La victoire de Jemmapes, qui connaît un grand retentissement et alimente l'élan patriotique, permet la conquête de la Belgique - occupée jusqu'à la défaite de Neerwinden (18 mars 1793) - et la pénétration des forces françaises en Hollande. Mais cette guerre de conquête a pour conséquence l'entrée en lice de l'Angleterre et la formation de la première coalition (février 1793).

Je suis partout,

hebdomadaire politique fondé en novembre 1930 par Arthème Fayard, sur le modèle de Candide, qu'il avait lancé six ans plus tôt.

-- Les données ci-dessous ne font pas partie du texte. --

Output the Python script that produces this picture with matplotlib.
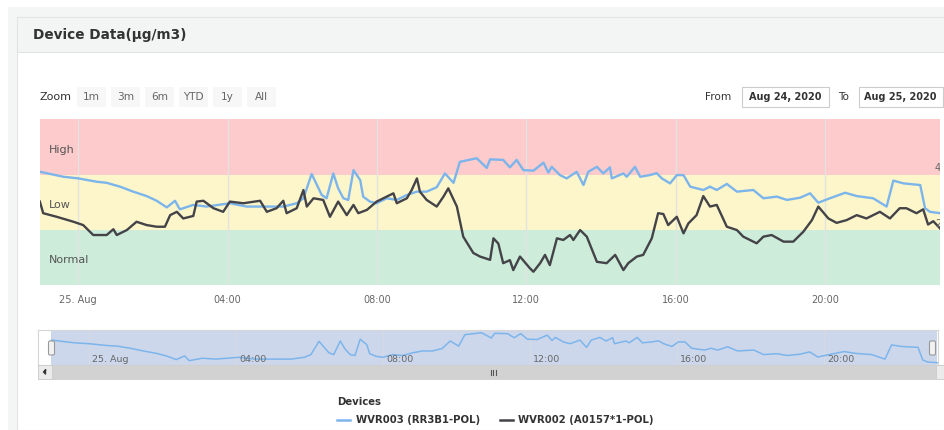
import matplotlib
matplotlib.use("Agg")
import matplotlib.pyplot as plt
from matplotlib.patches import Rectangle, FancyBboxPatch
import matplotlib.transforms as mtransforms

plt.rcParams['font.family'] = ['DejaVu Sans']

# ---------------- data ----------------
# hours relative to 25 Aug 2020 00:00
blue_t = [-1.03, -0.40, 0.00, 0.49, 0.76, 1.12, 1.47, 1.83, 2.10, 2.37, 2.59, 2.72, 3.08, 3.44,
          4.06, 4.51, 4.96, 5.49, 5.85, 6.03, 6.25, 6.52, 6.65, 6.83, 6.96, 7.10, 7.23, 7.37,
          7.55, 7.63, 7.81, 7.99, 8.26, 8.53, 8.80, 9.07, 9.33, 9.60, 9.82, 10.05, 10.22, 10.67,
          10.94, 11.03, 11.38, 11.56, 11.74, 11.92, 12.19, 12.46, 12.59, 12.68, 12.90, 13.08,
          13.35, 13.53, 13.66, 13.89, 14.06, 14.24, 14.29, 14.60, 14.69, 14.91, 15.05, 15.31,
          15.49, 15.63, 15.85, 16.03, 16.21, 16.39, 16.74, 16.92, 17.10, 17.37, 17.64, 18.08,
          18.35, 18.71, 18.98, 19.33, 19.60, 19.82, 20.13, 20.54, 20.85, 21.29, 21.65, 21.83,
          22.10, 22.55, 22.68, 22.81, 23.08]
blue_v = [41.0, 39.2, 38.6, 37.4, 37.0, 35.6, 33.8, 32.2, 30.5, 28.1, 30.5, 27.4, 29.0, 28.4,
          29.6, 28.4, 28.4, 28.4, 29.6, 31.4, 40.2, 32.6, 31.4, 40.4, 35.0, 31.4, 30.8, 41.6,
          38.0, 32.0, 30.2, 29.6, 31.4, 30.8, 32.6, 33.8, 33.8, 35.4, 40.4, 37.0, 44.6, 45.9,
          42.4, 45.5, 45.3, 42.6, 45.3, 41.6, 41.4, 44.3, 40.7, 42.8, 39.8, 38.6,
          41.0, 36.2, 41.0, 42.8, 40.4, 42.6, 38.6, 40.4, 39.2, 42.8, 39.2, 39.8,
          40.5, 38.6, 36.8, 39.8, 39.8, 35.6, 34.4, 35.6, 34.4, 36.6, 33.8, 34.4,
          31.4, 32.0, 30.8, 31.6, 33.2, 29.8, 31.4, 33.4, 32.2, 31.4, 28.4, 37.8,
          36.8, 36.2, 27.8, 26.5, 26.0]

black_t = [-1.03, -0.94, -0.58, -0.13, 0.13, 0.40, 0.76, 0.94, 1.03, 1.30, 1.56, 1.83, 2.10,
           2.32, 2.46, 2.64, 2.81, 3.08, 3.17, 3.35, 3.62, 3.88, 4.06, 4.42, 4.87, 5.05, 5.31,
           5.49, 5.58, 5.85, 6.03, 6.12, 6.30, 6.56, 6.74, 6.96, 7.19, 7.37, 7.50, 7.73, 7.99,
           8.17, 8.44, 8.53, 8.80, 8.93, 9.07, 9.15, 9.33, 9.60, 9.78, 9.91, 10.14, 10.31,
           10.58, 10.76, 11.03, 11.12, 11.25, 11.38, 11.56, 11.65, 11.83, 12.10, 12.19, 12.37,
           12.50, 12.63, 12.82, 12.99, 13.17, 13.26, 13.44, 13.62, 13.89, 14.15, 14.38, 14.60,
           14.73, 14.96, 15.13, 15.36, 15.53, 15.67, 15.80, 16.03, 16.21, 16.34, 16.56, 16.74,
           16.92, 17.10, 17.37, 17.64, 17.81, 18.17, 18.35, 18.57, 18.89, 19.15, 19.42, 19.65,
           19.82, 20.09, 20.31, 20.58, 20.85, 21.11, 21.47, 21.74, 22.00, 22.18, 22.45, 22.63,
           22.76, 22.90, 23.08]
black_v = [30.2, 26.0, 24.7, 22.9, 21.7, 18.1, 18.1, 20.2, 18.1, 19.9, 22.9, 21.7, 21.1,
           21.1, 25.3, 26.5, 24.1, 25.0, 30.2, 30.5, 27.8, 26.5, 30.2, 29.6, 30.5, 26.5, 27.8,
           30.5, 26.0, 27.8, 34.4, 28.4, 31.4, 30.8, 24.7, 30.2, 25.3, 29.0, 26.0, 27.2, 30.2,
           31.4, 33.2, 29.6, 31.4, 34.4, 38.6, 33.8, 30.8, 28.4, 32.0, 35.0, 28.4, 17.5,
           11.6, 10.3, 9.1, 16.9, 15.0, 7.9, 9.0, 5.4, 10.3, 6.0, 4.8, 7.9,
           10.9, 7.2, 16.9, 16.3, 18.1, 16.3, 19.9, 17.5, 8.4, 7.9, 10.9, 5.4,
           7.9, 10.3, 10.9, 16.9, 26.0, 25.7, 21.7, 24.7, 18.7, 22.3, 25.3, 32.2,
           28.4, 29.0, 21.1, 19.9, 17.5, 15.1, 17.5, 18.1, 15.7, 15.7, 19.3, 23.5,
           28.4, 24.1, 22.5, 23.5, 25.3, 24.1, 26.5, 24.1, 27.8, 27.8, 26.0, 27.4,
           21.9, 23.1, 20.5]

series_names = ["WVR003 (RR3B1-POL)", "WVR002 (A0157*1-POL)"]
band_edges = [0, 20, 40, 60]
band_names = ["Normal", "Low", "High"]
tick_hours = [0, 4, 8, 12, 16, 20]
tick_labels = ["25. Aug", "04:00", "08:00", "12:00", "16:00", "20:00"]
y_labels = ["20", "40"]
zoom_buttons = ["1m", "3m", "6m", "YTD", "1y", "All"]
date_from = "Aug 24, 2020"
date_to = "Aug 25, 2020"
title = "Device Data(\u00b5g/m3)"

BLUE = "#7cb5ec"
BLACK = "#434348"
band_colors = ["#cdecda", "#fdf6ca", "#fdcbcb"]

# ---------------- figure ----------------
W, H = 945, 430
fig = plt.figure(figsize=(W / 100, H / 100), dpi=100)
fig.patch.set_facecolor("white")


def rect_px(x, y, w, h):
    return [x / W, 1 - (y + h) / H, w / W, h / H]


bg = fig.add_axes([0, 0, 1, 1], zorder=0)
bg.set_xlim(0, W)
bg.set_ylim(H, 0)
bg.axis("off")

# page & panel
bg.add_patch(Rectangle((8, 7), W - 8, H - 7, facecolor="#f4f5f5", edgecolor="none"))
bg.add_patch(Rectangle((17, 17), W - 17, H - 17, facecolor="white", edgecolor="#e2e4e4", lw=0.8))
bg.add_patch(Rectangle((17, 17), W - 17, 35, facecolor="#f3f5f5", edgecolor="#e2e4e4", lw=0.8))
bg.text(33, 35.5, title, fontsize=9.8, fontweight="bold", color="#333333", va="center", ha="left")

# range selector
bg.text(40, 97.5, "Zoom", fontsize=8, color="#333333", va="center", ha="left")
btn_x = [77, 111, 145, 179, 213, 247]
for bx, lab in zip(btn_x, zoom_buttons):
    bg.add_patch(Rectangle((bx, 87), 29, 20, facecolor="#f7f7f7", edgecolor="none"))
    bg.text(bx + 14.5, 97.5, lab, fontsize=7.6, color="#666666", va="center", ha="center")

bg.text(705, 97.5, "From", fontsize=7.6, color="#333333", va="center", ha="left")
bg.add_patch(Rectangle((741.5, 87), 87, 20, facecolor="white", edgecolor="#cccccc", lw=0.8))
bg.text(785, 97.5, date_from, fontsize=7, fontweight="bold", color="#333333", va="center", ha="center")
bg.text(838, 97.5, "To", fontsize=7.6, color="#333333", va="center", ha="left")
bg.add_patch(Rectangle((859, 87), 84, 20, facecolor="white", edgecolor="#cccccc", lw=0.8))
bg.text(900, 97.5, date_to, fontsize=7, fontweight="bold", color="#333333", va="center", ha="center")

# ---------------- main plot ----------------
x0_h = -1.026
x1_h = 23.08
ax = fig.add_axes(rect_px(40, 119.3, 900, 165.7), zorder=2)
btr = mtransforms.blended_transform_factory(ax.transAxes, ax.transData)
for i, name in enumerate(band_names):
    ax.axhspan(band_edges[i], band_edges[i + 1], color=band_colors[i], lw=0, zorder=0)
    ax.text(9 / 900, (band_edges[i] + band_edges[i + 1]) / 2 - 1.0, name, transform=btr,
            fontsize=8, color="#555555", va="center", ha="left", zorder=3)
ax.plot(blue_t, blue_v, color=BLUE, lw=1.7, zorder=4, solid_joinstyle="round")
ax.plot(black_t, black_v, color=BLACK, lw=1.7, zorder=5, solid_joinstyle="round")
ax.set_xlim(x0_h, x1_h)
ax.set_ylim(band_edges[0], band_edges[-1])
ax.set_xticks(tick_hours)
ax.set_xticklabels(tick_labels)
ax.set_yticks([])
ax.tick_params(axis="x", length=0, pad=7, labelsize=7, labelcolor="#666666")
ax.grid(axis="x", color="#e3e3e3", lw=1)
for s in ax.spines.values():
    s.set_visible(False)
for yl in y_labels:
    ax.text(1 - 5 / 900, float(yl) + 2.2, yl, transform=btr, fontsize=7, color="#666666",
            ha="left", va="center", clip_on=False, zorder=6)

# ---------------- navigator ----------------
nav_l, nav_r = 38, 938
nx0 = (nav_l - 89.3) / 36.75
nx1 = (nav_r - 89.3) / 36.75
nav = fig.add_axes(rect_px(nav_l, 330, nav_r - nav_l, 35), zorder=2)
nav.set_xlim(nx0, nx1)
nav.set_ylim(24.5, 47.7)
nav.axvspan(blue_t[0], blue_t[-1], color=(102 / 255, 133 / 255, 194 / 255, 0.32), lw=0, zorder=0)
nav.plot(blue_t, blue_v, color=BLUE, lw=1.1, zorder=3)
nav.set_xticks(tick_hours)
nav.set_xticklabels([])
nav.set_yticks([])
nav.tick_params(length=0)
nav.grid(axis="x", color="#d5d9e3", lw=0.8)
for s in nav.spines.values():
    s.set_color("#d6d6d6")
    s.set_linewidth(0.8)
ntr = mtransforms.blended_transform_factory(nav.transData, nav.transAxes)
for th, tl in zip(tick_hours, tick_labels):
    nav.text(th + 0.08, 0.16, tl, transform=ntr, fontsize=6.8, color="#666666",
             ha="left", va="center", zorder=4)

# ---------------- scrollbar, handles, legend (overlay) ----------------
fg = fig.add_axes([0, 0, 1, 1], zorder=5)
fg.set_xlim(0, W)
fg.set_ylim(H, 0)
fg.axis("off")
fg.patch.set_alpha(0)

for hx in (48.5, 929.5):
    fg.add_patch(FancyBboxPatch((hx, 341), 6, 14, boxstyle="round,pad=0,rounding_size=1.5",
                                facecolor="#f2f2f2", edgecolor="#999999", lw=0.8))

fg.add_patch(Rectangle((38, 365), W - 38, 14, facecolor="#d2d2d2", edgecolor="#cfcfcf", lw=0.6))
fg.add_patch(Rectangle((38, 365), 14, 14, facecolor="#ebebeb", edgecolor="#cccccc", lw=0.6))
fg.add_patch(Rectangle((936, 365), 9, 14, facecolor="#ebebeb", edgecolor="#cccccc", lw=0.6))
fg.plot([45.5, 43.5, 45.5, 45.5], [370, 372, 374, 370], color="#333333", lw=1)
for gx in (490.5, 493, 495.5):
    fg.plot([gx, gx], [369.5, 374.5], color="#555555", lw=0.8)

# crop strip at the right edge of the screenshot
fg.add_patch(Rectangle((940, 110), 5, 180, facecolor="white", edgecolor="none"))

# legend
fg.text(337, 402, "Devices", fontsize=7.3, fontweight="bold", color="#333333", va="center", ha="left")
fg.plot([337, 350], [420, 420], color=BLUE, lw=1.8)
fg.text(355.5, 420, series_names[0], fontsize=7.3, fontweight="bold", color="#333333",
        va="center", ha="left")
fg.plot([500, 513], [420, 420], color=BLACK, lw=1.8)
fg.text(518.5, 420, series_names[1], fontsize=7.3, fontweight="bold", color="#333333",
        va="center", ha="left")

fig.savefig("out.png", dpi=100)
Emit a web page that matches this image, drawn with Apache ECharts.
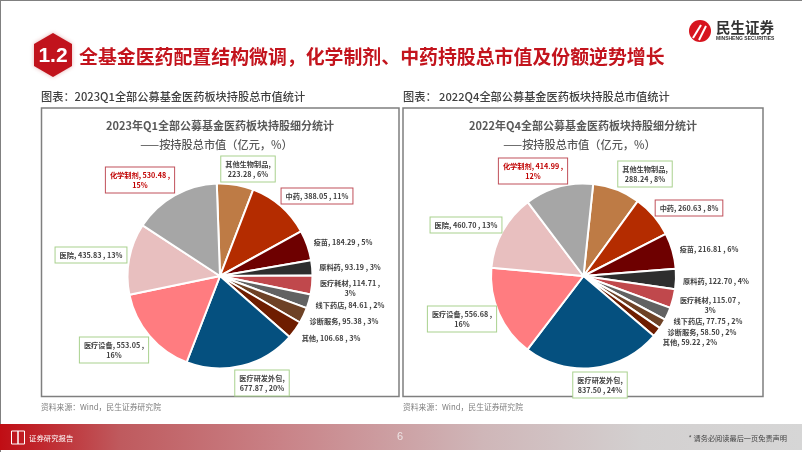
<!DOCTYPE html>
<html><head><meta charset="utf-8">
<style>html,body{margin:0;padding:0;background:#fff}#c{width:802px;height:452px}</style>
<script src="https://cdn.jsdelivr.net/npm/echarts@6/dist/echarts.min.js"></script>
</head><body><div id="c"></div>
<script>
const categories = ['其他生物制品','中药','疫苗','原料药','医疗耗材','线下药店','诊断服务','其他','医疗研发外包','医疗设备','医院','化学制剂'];
const valuesQ1 = [223.28,388.05,184.29,93.19,114.71,84.61,95.38,106.68,677.87,553.05,435.83,530.48];
const pctQ1 = ['6%','11%','5%','3%','3%','2%','3%','3%','20%','16%','13%','15%'];
const valuesQ4 = [288.24,260.63,216.81,122.70,115.07,77.75,58.50,59.22,837.50,556.68,460.70,414.99];
const pctQ4 = ['8%','8%','6%','4%','3%','2%','2%','2%','24%','16%','13%','12%'];
const colors = ['#BE7B45','#B42C00','#6E0000','#2E2E2E','#C0484C','#626262','#6E4226','#6E1D00','#05507F','#FF7C80','#E8BFBF','#A6A6A6'];
const breakAfterName = ['其他生物制品','医疗研发外包'];
const breakBeforePct = ['医疗耗材','医疗设备','化学制剂'];
const redBox = ['中药','化学制剂'];
const greenBox = ['其他生物制品','医院','医疗设备','医疗研发外包'];
// label centres, in page pixels, by category order
const labelPosQ1 = [[248,169],[317,196],[343,242],[350,267],[350,288],[350,305],[344,321],[331,338],[262,383],[114,350],[91,255],[140,180]];
const labelPosQ4 = [[645,174],[689,208],[709,249],[716,281],[710,305],[708,321],[702,332],[690,342],[600,385],[462,319],[466,225],[533,171]];

const fmt = (name,v,p)=>{
  const val = v.toFixed(2);
  if (breakAfterName.includes(name)) return name+',\n'+val+' , '+p;
  if (breakBeforePct.includes(name)) return name+', '+val+' ,\n'+p;
  return name+', '+val+' , '+p;
};
const FONT='"Noto Sans CJK SC","Noto Sans",sans-serif';
function pie(center,startAngle,values,pcts,pos){
  return {
    type:'pie',center:center,radius:[0,92.5],startAngle:startAngle,clockwise:true,
    animation:false,avoidLabelOverlap:false,silent:true,
    itemStyle:{borderColor:'#fff',borderWidth:2},
    labelLine:{show:false},
    labelLayout:(p)=>({x:pos[p.dataIndex][0],y:pos[p.dataIndex][1],align:'center',verticalAlign:'middle',hideOverlap:false}),
    data:categories.map((n,i)=>{
      const box = redBox.includes(n)?'#C0505A':greenBox.includes(n)?'#A9D18E':'transparent';
      return {name:n,value:values[i],itemStyle:{color:colors[i]},
        label:{show:true,position:'outside',formatter:fmt(n,values[i],pcts[i]),
          fontFamily:FONT,fontSize:7.2,fontWeight:'bold',lineHeight:10,align:'center',
          color:n==='化学制剂'?'#C00000':'#404040',
          borderColor:box,borderWidth:1,padding:[2.5,4],backgroundColor:box==='transparent'?'transparent':'#fff'}};
    })
  };
}
const txt=(x,y,text,size,color,weight,align,font)=>({type:'text',x:x,y:y,silent:true,z:5,
  style:{text:text,fontSize:size,fill:color,fontWeight:weight||'normal',fontFamily:font||FONT,textAlign:align||'left',textVerticalAlign:'middle'}});
const rect=(x,y,w,h,st,z)=>({type:'rect',silent:true,z:z||0,shape:{x:x,y:y,width:w,height:h},style:st});
const graphic=[
  rect(0,0,802,1,{fill:'#808080'}),rect(0,0,1,452,{fill:'#808080'}),
  rect(0,424,802,26,{fill:{type:'linear',x:0,y:0,x2:1,y2:0,colorStops:[{offset:0,color:'#C00D14'},{offset:.15,color:'#BF5A5E'},{offset:.35,color:'#C98287'},{offset:.6,color:'#CFB6B8'},{offset:.8,color:'#D3D0D0'},{offset:1,color:'#D6D6D6'}]}}),
  {type:'polygon',silent:true,shape:{points:[[53,33],[72,44],[72,66],[53,77],[34,66],[34,44]]},style:{fill:'#C1131C',shadowBlur:4,shadowColor:'rgba(190,60,60,.4)'}},
  txt(53,56,'1.2',21,'#fff','bold','center','"Liberation Sans",sans-serif'),
  txt(79,57,'全基金医药配置结构微调\uFF0C化学制剂、中药持股总市值及份额逆势增长',18.9,'#C3141D','bold'),
  {type:'circle',silent:true,shape:{cx:700,cy:31,r:11},style:{fill:'#D7141E'}},
  {type:'line',silent:true,z:2,shape:{x1:693,y1:38,x2:701,y2:25},style:{stroke:'#fff',lineWidth:2}},
  {type:'line',silent:true,z:2,shape:{x1:699,y1:40,x2:706,y2:26},style:{stroke:'#fff',lineWidth:2}},
  txt(716,27,'民生证券',14.5,'#333','bold'),
  txt(716,38.5,'MINSHENG SECURITIES',5,'#333','bold','left','"Liberation Sans",sans-serif'),
  txt(41,97,'图表\uFF1A2023Q1全部公募基金医药板块持股总市值统计',11.2,'#404040','500'),
  txt(403,97,'图表\uFF1A 2022Q4全部公募基金医药板块持股总市值统计',11.2,'#404040','500'),
  rect(41.5,108,357.5,288.5,{fill:'#fff',stroke:'#7F7F7F',lineWidth:1.5}),
  rect(403,108,360,288.5,{fill:'#fff',stroke:'#7F7F7F',lineWidth:1.5}),
  txt(220,126,'2023年Q1全部公募基金医药板块持股细分统计',11,'#595959','bold','center'),
  txt(216.5,145,'——按持股总市值\uFF08亿元\uFF0C%\uFF09',11.2,'#595959','500','center'),
  txt(583,126,'2022年Q4全部公募基金医药板块持股细分统计',11,'#595959','bold','center'),
  txt(579.5,145,'——按持股总市值\uFF08亿元\uFF0C%\uFF09',11.2,'#595959','500','center'),
  txt(41,407,'资料来源\uFF1AWind\uFF0C民生证券研究院',7.8,'#7F7F7F'),
  txt(403,407,'资料来源\uFF1AWind\uFF0C民生证券研究院',7.8,'#7F7F7F'),
  {type:'rect',silent:true,z:3,shape:{x:11.5,y:431,width:6.5,height:13},style:{fill:'none',stroke:'#fff',lineWidth:1}},
  {type:'rect',silent:true,z:3,shape:{x:18,y:431,width:6.5,height:13},style:{fill:'none',stroke:'#fff',lineWidth:1}},
  txt(29,438,'证券研究报告',7.4,'#fff'),
  txt(400,437,'6',11,'#EDE3E3','normal','center','"Liberation Sans",sans-serif'),
  txt(787,438,'* 请务必阅读最后一页免责声明',7.2,'#444','normal','right')
];
const chart=echarts.init(document.getElementById('c'),null,{renderer:'canvas'});
chart.setOption({
  backgroundColor:'#fff',animation:false,
  graphic:{elements:graphic},
  series:[pie([220,276],92,valuesQ1,pctQ1,labelPosQ1),pie([583.5,276],84,valuesQ4,pctQ4,labelPosQ4)]
});
</script></body></html>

Je suis partout, dont la direction est confiée à Pierre Gaxotte, se définit comme un « grand hebdomadaire de la vie mondiale » résolument tourné vers l'information étrangère et la culture. Pourtant, très vite, il devient la tribune politique de jeunes écrivains et journalistes d'extrême droite, déçus par le « maurrassisme » et attirés par le fascisme, tels Claude Jeantet, Lucien Rebatet, Robert Brasillach, Henri Lèbre ou Pierre-Antoine Cousteau. La « fascisation » de la rédaction s'accentue lorsqu'en mai 1936 Arthème Fayard cède son journal à un groupe de commanditaires dominé par Charles Lesca. Sous la conduite de son nouveau rédacteur en chef Robert Brasillach (1937), Je suis partout se déchaîne alors contre le Front populaire et développe un antisémitisme de plus en plus virulent. Violemment anticommuniste, ne cachant pas son admiration pour l'Allemagne nazie, le titre rejoint le camp des néo- pacifistes au moment des accords de Munich (1938). Avant la guerre, son tirage oscille entre 40 000 et 80 000 exemplaires. Interdit en juin 1940 par le ministre de l'Intérieur Georges Mandel, l'hebdomadaire est autorisé par l'occupant à reparaître en février 1941. Je suis partout se distingue alors comme l'une des tribunes les plus enthousiastes du collaborationnisme, et les plus critiques à l'égard du gouvernement de Vichy, jugé trop conservateur et trop tiède à l'endroit du projet européen nazi. Après le départ, en mai 1943, de Brasillach, qui ne croit plus à la victoire de l'Allemagne, l'hebdomadaire, animé par Cousteau et Rebatet, et influencé par le Parti populaire français (PPF), se radicalise encore, exaltant la Légion des volontaires français (LVF) et la Milice. Peu avant sa disparition, en août 1944, Je suis partout tirait à environ 300 000 exemplaires.